The Negus installation, like many recent attempts to penetrate the art world, falls in the former category. However, there are recent examples that rap has infiltrated those echelons in other ways, through the work of art world regulars with hip-hop roots like Kehinde Wiley, Awol Erizku, and Rashaad Newsome. The prestigious Kennedy Center in Washington D.C. continues to host various hip-hop showcases every year. The Metropolitan Museum of Art in New York hosted an event where hip-hop dancers performed wearing knight armor. And rap is building its own institutions, too: In December, New York state contributed $3.7 million to the Universal Hip-Hop Museum being built in the Bronx, set to become the first-ever space dedicated to the culture. Atlanta’s Trap Music Museum has taken a more independent route to canonizing its history, with T.I. taking point on its retelling. These spaces are attempts to create a new art establishment with rap at the center.

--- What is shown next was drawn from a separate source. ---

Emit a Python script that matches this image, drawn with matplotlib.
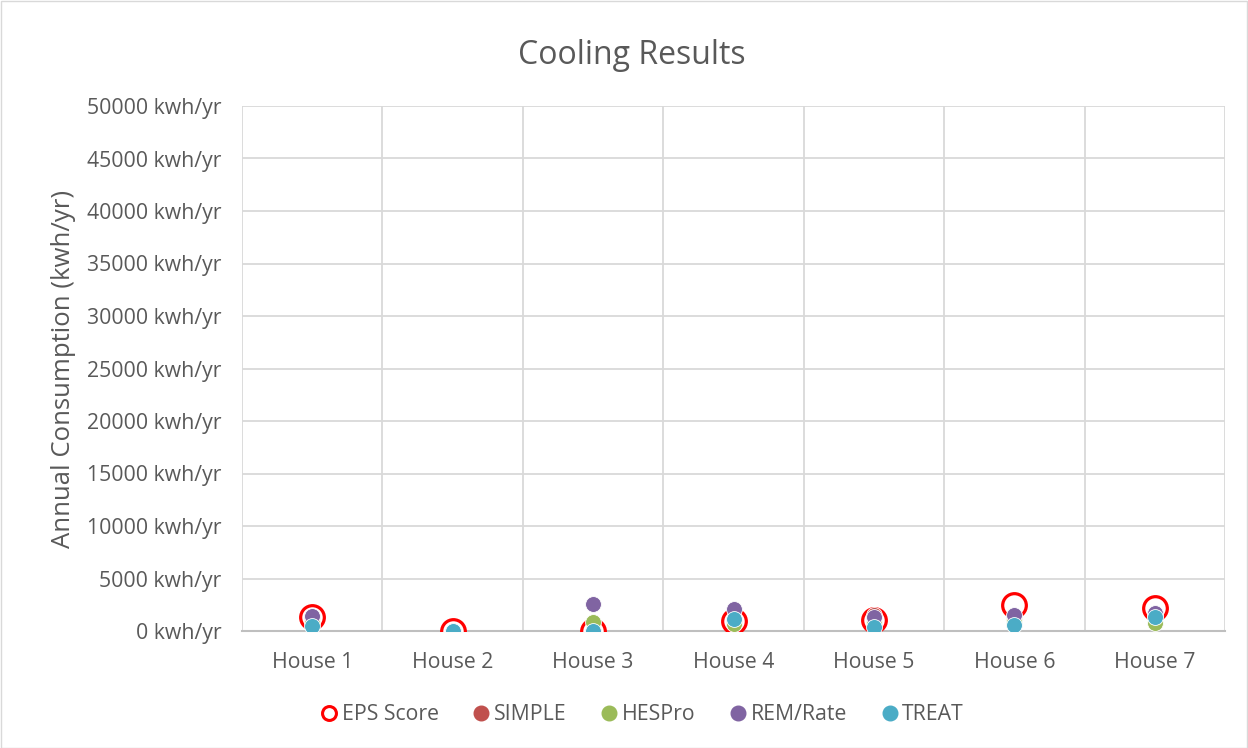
import matplotlib
matplotlib.use("Agg")
import matplotlib.pyplot as plt
from matplotlib.lines import Line2D
from matplotlib.patches import Rectangle

plt.rcParams['font.family'] = ['Open Sans', 'DejaVu Sans']

categories = ["House 1", "House 2", "House 3", "House 4", "House 5", "House 6", "House 7"]
eps_score = [1360, 0, 0, 950, 1050, 2480, 2160]
simple = [1300, 0, 0, 1000, 1520, 1200, 1500]
hespro = [900, 0, 830, 640, 900, 1000, 790]
remrate = [1450, 0, 2540, 2070, 1360, 1520, 1680]
treat = [480, 0, 0, 1140, 350, 570, 1360]
yticks = list(range(0, 50001, 5000))
ytick_labels = [f"{v} kwh/yr" for v in yticks]

W, H = 1248, 748
fig = plt.figure(figsize=(W / 100, H / 100), dpi=100)
ax = fig.add_axes([242 / W, 1 - 631 / H, (1225 - 242) / W, (631 - 106) / H])

x = list(range(1, len(categories) + 1))
txt = "#595959"

ax.scatter(x, eps_score, s=290, facecolors="white", edgecolors="#FF0000", linewidths=2.3, zorder=3, label="EPS Score")
series = [(simple, "#C0504D", "SIMPLE"), (hespro, "#9BBB59", "HESPro"),
          (remrate, "#8064A2", "REM/Rate"), (treat, "#4BACC6", "TREAT")]
for i, (vals, col, lab) in enumerate(series):
    ax.scatter(x, vals, s=130, color=col, edgecolors="white", linewidths=0.6, zorder=4 + i, label=lab)

ax.set_xlim(0.5, 7.5)
ax.set_ylim(0, 50000)
ax.set_yticks(yticks)
ax.set_yticklabels(ytick_labels, fontsize=15.3, color=txt)
ax.set_xticks(x)
ax.set_xticklabels(categories, fontsize=15.3, color=txt)
ax.set_xticks([i + 0.5 for i in range(0, 8)], minor=True)
ax.grid(True, which="minor", axis="x", color="#D9D9D9", linewidth=1.3)
ax.grid(True, which="major", axis="y", color="#D9D9D9", linewidth=1.3)
ax.tick_params(axis="y", which="both", length=0, pad=15)
ax.tick_params(axis="x", which="both", length=0, pad=15)
for s in ["top", "right", "left"]:
    ax.spines[s].set_visible(False)
ax.spines["bottom"].set_color("#BFBFBF")
ax.spines["bottom"].set_linewidth(1.5)
ax.set_axisbelow(True)

ax.set_ylabel("Annual Consumption (kwh/yr)", fontsize=18.5, color=txt)
ax.yaxis.set_label_coords((76 - 242) / (1225 - 242), 0.5)
fig.text(632 / W, 1 - 55 / H, "Cooling Results", ha="center", va="center", fontsize=23, color=txt)

handles = [Line2D([], [], marker="o", linestyle="none", markersize=10, markerfacecolor="white",
                  markeredgecolor="#FF0000", markeredgewidth=2.2)]
for vals, col, lab in series:
    handles.append(Line2D([], [], marker="o", linestyle="none", markersize=10.5, markerfacecolor=col,
                          markeredgecolor=col))
labels = ["EPS Score"] + [s[2] for s in series]
fig.legend(handles, labels, loc="center", bbox_to_anchor=(638 / W, 1 - 715 / H), ncol=5, frameon=False,
           fontsize=15.3, labelcolor=txt, handletextpad=-0.2, columnspacing=1.2, handlelength=1.6)

fig.patches.append(Rectangle((0.5 / W, 0.5 / H), 1 - 1.5 / W, 1 - 1.5 / H, transform=fig.transFigure,
                             fill=False, edgecolor="#D9D9D9", linewidth=1))

fig.savefig("out.png", dpi=100)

In an article called “The Intertextuality and Translations of Fine Art and Class in Hip-Hop Culture,” rap scholar Adam de Paor-Evans challenges the misconception of hip-hop as lowbrow culture. “The use of fine art tropes in hip-hop narratives builds a critical relationship between the previously disparate cultural values of hip-hop and fine art, and challenges conventions of the class system,” he contends. The article argues an intertextuality between the visual and sonic, and between hip-hop culture and the fine art canon, were inherent from hip-hop’s early days. Furthermore, de Paor-Evans asserts that hip-hop, as a politically charged art, subverts the accepted cultural cachet of “high” and “fine” art. Exhibitions like yasiin bey: Negus reaffirm the erroneous belief that rap isn’t serious unless it is bronzed in the grand hall of a museum. But the earliest hip-hop and street-art cultures, the ones that bore Jean-Michel Basquiat and Fab 5 Freddy, asserted the opposite: Hip-hop can tag the wall outside and still be art.